In charging Shelton and Thomas in 2016, police wrote in a criminal complaint that an unidentified witness — later identified as Kendall Mikell — gave them information based on jailhouse conversations with Thomas. Mikell claimed that Thomas gave all sorts of details about the planning and execution of the shootings.
“So you mean to tell me that this isn’t messing with you, killing six innocent people?” the witness asked Thomas, according to court documents.
“Yeah, it’s killing me, crushing me every day,” the witness said Thomas responded. “I’m trying not to think about it! I’m trying not to become a vegetable. I’m trying to wrap my head around it.”
A second jailhouse snitch, Witness No. 2, told police that he spoke with Shelton while behind bars.
“He said that Cheron told him that he was ‘hitting them’ with the ‘chopper’ [slang for an assault-style rifle] and that he wanted everyone gone, and didn’t [care] who got hit or who didn’t get hit.”
Neither witness testified, as prosecutors decided not to call them.
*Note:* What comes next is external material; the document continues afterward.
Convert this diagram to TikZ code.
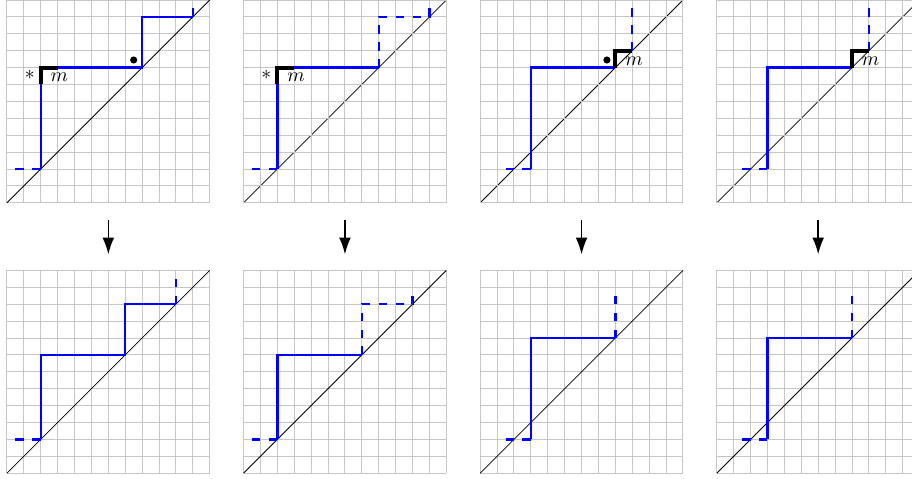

A third witness was also set to testify, but at the last minute, prosecutors decided not to use him, leading Judge Borkowski to dismiss the homicide charges against Thomas for lack of evidence.
Mr. McKinney and his cocounsel, Wendy Williams, argued that there was prosecutorial misconduct. They alleged that police and prosecutors paid witnesses and helped with relocating them but did not disclose that information to the defense, as the rules require. The DA’s office denied the allegations.